The three FOculus cameras and the Marlin camera are located inside the vehicle, just behind the windshield. Some unwanted reflections can thus appear in images. Those gray-level cameras use the Firewire IEEE1394a bus ( @400 mbps) while color cameras are within a Firewire IEEE1394b bus ( @800 mbps).
Range sensors
Two Sick LMS151-10100 range sensors (hz-range sensor and incl-range sensor) positionned on the front of the vehicle provide planar range data at 50 Hz.- Horizontal range sensor
- The first Sick LMS151-10100 range sensor is mounted so as to scan a horizontal plane at 50 cm from the ground.
- Inclined range sensor
- The second Sick LMS151-10100 range sensor is situated on top of the vehicle and is inclined, looking down. The inclination angle of incl-range sensor is around 20 degrees, resulting to impacts on the ground plane at 5 meters from the front of the vehicle. Such a distance is sufficient in our environment given our velocity (usually under 2.5m/s).
- These two range sensors positionned on the front of the vehicle provide planar range data at 50 Hz.
GPS sensors
- RTK GPS
- The data acquired with an embedded ProFlex500 RTK GPS receiver from NavtechGPS coupled with a Sagitta Magellan GPS base station are considered as the ground truth. This system provides an absolute localization measurements accurate to within 2cm at a 10 Hz sampling frequency. The GPS antenna has been located on top of the vehicle, straight up the point 0, in order that GPS receiver provides directly the location of that point.
- Low-cost GPS
- An uBlox LEA-6T-0-100 (low-cost GPS) is also embedded on the vehicle, providing data at 1 Hz.

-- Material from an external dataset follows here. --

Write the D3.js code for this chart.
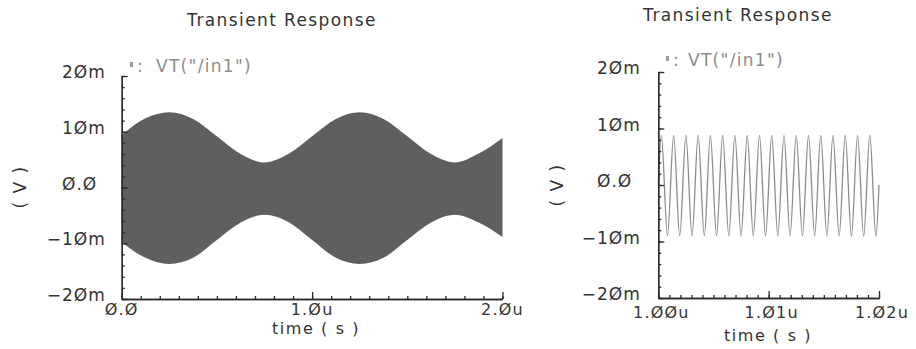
<!DOCTYPE html>
<html>
<head>
<meta charset="utf-8">
<script src="https://cdn.jsdelivr.net/npm/d3@7.9.0/dist/d3.min.js"></script>
<style>
  body { margin: 0; background: #fff; }
  svg { display: block; }
  text { font-family: "DejaVu Sans", sans-serif; }
</style>
</head>
<body>
<svg id="chart" width="916" height="349"></svg>
<script>
// Left trace is too dense to show cycles, so keep its envelope (time in µs, value in mV)
const leftTimes = [0, 0.125, 0.25, 0.375, 0.5, 0.625, 0.75, 0.875, 1.0,
                   1.125, 1.25, 1.375, 1.5, 1.625, 1.75, 1.875, 2.0];
const leftUpper = [9.4, 12.4, 13.5, 12.3, 9.2, 6.0, 4.5, 6.0, 9.2,
                   12.3, 13.5, 12.3, 9.2, 6.0, 4.5, 6.1, 8.9];
const leftLower = [-9.8, -12.6, -13.7, -12.6, -9.4, -6.3, -4.9, -6.2, -9.4,
                   -12.6, -13.7, -12.6, -9.4, -6.3, -4.9, -6.3, -8.9];

// Right trace: turning points, time in ns after 1.00u, value in mV
const rightOffsets = [0, 0.28, 0.83, 1.39, 1.94, 2.50, 3.06, 3.61, 4.17, 4.72, 5.28,
                      5.83, 6.39, 6.94, 7.50, 8.06, 8.61, 9.17, 9.72, 10.28, 10.83,
                      11.39, 11.94, 12.50, 13.06, 13.61, 14.17, 14.72, 15.28, 15.83,
                      16.39, 16.94, 17.50, 18.06, 18.61, 19.17, 19.72, 20.0];
const rightValues = [0, 8.8, -9.0, 8.8, -9.0, 8.8, -9.0, 8.8, -9.0, 8.8, -9.0,
                     8.8, -9.0, 8.8, -9.0, 8.8, -9.0, 8.8, -9.0, 8.8, -9.0,
                     8.8, -9.0, 8.8, -9.0, 8.8, -9.0, 8.8, -9.0, 8.8,
                     -9.0, 8.8, -9.1, 8.8, -9.1, 8.8, -9.1, 0];

const yTicks = [20, 10, 0, -10, -20];
const yTickLabels = ["2Øm", "1Øm", "Ø.Ø", "−1Øm", "−2Øm"];
const leftXTicks = [0, 1, 2];
const leftXLabels = ["Ø.Ø", "1.Øu", "2.Øu"];
const rightXTicks = [1000, 1010, 1020];
const rightXLabels = ["1.ØØu", "1.Ø1u", "1.Ø2u"];

const titleText = "Transient Response";
const legendText = "VT(\"/in1\")";
const xTitle = "time ( s )";
const yTitle = "( V )";

const svg = d3.select("#chart");
const ink = "#333";
const grey = "#8c8c8c";

function drawPanel(cfg) {
  const x = d3.scaleLinear().domain(cfg.xDomain).range([cfg.x0, cfg.x1]);
  const y = d3.scaleLinear().domain([-20, 20]).range([cfg.yBottom, cfg.yTop]);
  const g = svg.append("g");

  cfg.drawTrace(g, x, y);

  // y axis, ticks pointing into the plot
  const yMinor = d3.axisLeft(y).tickValues(d3.range(-20, 21, 2)).tickSize(-3).tickSizeOuter(0).tickFormat("");
  const yMajor = d3.axisLeft(y).tickValues(yTicks).tickSize(-6).tickSizeOuter(0).tickFormat("");
  [yMinor, yMajor].forEach(ax => {
    g.append("g").attr("transform", `translate(${cfg.x0},0)`).call(ax)
      .call(s => s.selectAll("path,line").attr("stroke", "#2b2b2b").attr("stroke-width", 1.3));
  });

  // x axis, ticks pointing up
  const xMinor = d3.axisBottom(x).tickValues(d3.range(cfg.xDomain[0], cfg.xDomain[1] + cfg.xStep / 2, cfg.xStep))
    .tickSize(-3).tickSizeOuter(0).tickFormat("");
  const xMajor = d3.axisBottom(x).tickValues(cfg.xTicks).tickSize(-7).tickSizeOuter(0).tickFormat("");
  [xMinor, xMajor].forEach(ax => {
    g.append("g").attr("transform", `translate(0,${cfg.yBottom})`).call(ax)
      .call(s => s.selectAll("path,line").attr("stroke", "#2b2b2b").attr("stroke-width", 1.3));
  });

  // y tick labels: the minus sign hangs left of the digits
  yTicks.forEach((v, i) => {
    const lab = yTickLabels[i];
    const neg = lab.startsWith("−");
    if (neg) {
      g.append("text").attr("x", cfg.labelX - 1).attr("y", y(v) + 2).attr("fill", ink)
        .attr("font-size", 17).attr("text-anchor", "end").text("−");
    }
    g.append("text").attr("x", cfg.labelX).attr("y", y(v) + 2).attr("fill", ink)
      .attr("font-size", 17).attr("letter-spacing", 1).text(neg ? lab.slice(1) : lab);
  });

  cfg.xTicks.forEach((v, i) => {
    g.append("text").attr("x", x(v) + cfg.xLabelShift).attr("y", cfg.yBottom + cfg.xLabelDy)
      .attr("text-anchor", "middle").attr("fill", ink).attr("font-size", 16).attr("letter-spacing", 1.2)
      .text(cfg.xLabels[i]);
  });

  g.append("text").attr("x", cfg.xTitleX).attr("y", cfg.xTitleY).attr("text-anchor", "middle")
    .attr("fill", ink).attr("font-size", 16).attr("letter-spacing", 1.6).attr("xml:space", "preserve")
    .text(xTitle);

  g.append("text").attr("transform", `translate(${cfg.yTitleX},${cfg.yTitleY}) rotate(-90)`)
    .attr("text-anchor", "middle").attr("fill", ink).attr("font-size", 17).attr("letter-spacing", 1.5)
    .attr("xml:space", "preserve").text(yTitle);

  g.append("text").attr("x", cfg.titleX).attr("y", cfg.titleY).attr("text-anchor", "middle")
    .attr("fill", ink).attr("font-size", 17).attr("letter-spacing", 1.4).text(titleText);

  // legend
  g.append("rect").attr("x", cfg.legendX).attr("y", cfg.legendY - 10).attr("width", 3).attr("height", 5)
    .attr("fill", "#999");
  g.append("text").attr("x", cfg.legendX + 7).attr("y", cfg.legendY).attr("fill", grey)
    .attr("font-size", 17).text(":");
  g.append("text").attr("x", cfg.legendX + cfg.legendGap).attr("y", cfg.legendY).attr("fill", grey)
    .attr("font-size", 17).attr("letter-spacing", 1.3).text(legendText);
}

drawPanel({
  xDomain: [0, 2], xStep: 0.1, xTicks: leftXTicks, xLabels: leftXLabels,
  x0: 121.7, x1: 502.5, yTop: 76, yBottom: 299,
  labelX: 62, xLabelDy: 16, xLabelShift: 0,
  xTitleX: 316, xTitleY: 334, yTitleX: 26, yTitleY: 187,
  titleX: 282, titleY: 26, legendX: 130, legendY: 72, legendGap: 26,
  drawTrace: (g, x, y) => {
    const area = d3.area()
      .x((d, i) => x(leftTimes[i]))
      .y0((d, i) => y(leftLower[i]))
      .y1((d, i) => y(leftUpper[i]))
      .curve(d3.curveMonotoneX);
    g.append("path").datum(leftTimes).attr("d", area).attr("fill", "#5f5f5f");
  }
});

drawPanel({
  xDomain: [1000, 1020], xStep: 1, xTicks: rightXTicks, xLabels: rightXLabels,
  x0: 658.3, x1: 879, yTop: 72, yBottom: 298,
  labelX: 597, xLabelDy: 20, xLabelShift: 3,
  xTitleX: 768, xTitleY: 341, yTitleX: 563, yTitleY: 185,
  titleX: 738, titleY: 21, legendX: 666, legendY: 66, legendGap: 22,
  drawTrace: (g, x, y) => {
    const line = d3.line()
      .x((d, i) => x(1000 + rightOffsets[i]))
      .y((d, i) => y(rightValues[i]))
      .curve(d3.curveMonotoneX);
    g.append("path").datum(rightOffsets).attr("d", line)
      .attr("fill", "none").attr("stroke", grey).attr("stroke-width", 1.3);
  }
});
</script>
</body>
</html>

- For both sensors, only GGA (Fix information) and GSV (Detailed Satellite data) NMEA sentences are acquired.
Proprioceptive sensors
- Motor odometry
- odo-motor provides data from a motor encoder, and measure the progress of the vehicle depends on the gear ratio and the diameters of the wheels. The sensor gives us 128 "top" per motor revolution, and behind one reducer of 1:9.9 and with wheels about 40 cm in diameter, this represents approximately 1mm per "top" (0.40 * 3.14/9.9/128) - Specific calibration datas (see [calibration]) helped us to specify the value of 1.095 mm/top.
- Wheels odometry
- Each rear wheel is equipped with an odometer in the form of a ring gear providing 64 "top" per wheel revolution. With wheels about 40 cm in diameter, this represents approximately 2cm per "top" (0.40 * 3.14/64) - Specific calibration data (see [Calibration]) allow you to specify this value as we did above for the main odometer vehiucle
- Steering angle
- The steering angle is obtained by reading the analog value of a potentiometer. The range of 60 degrees (+ /-30°) of the steering angle are digitized using a 12-bit ADC, which gives us a theoretical resolution of 0.015 degrees (60/4096).
- 3D accelerometer
- Gyrometer
- Proprioceptive sensors
- The proprioceptive measurements are accessible through a CAN gateway at a framerate of 50Hz.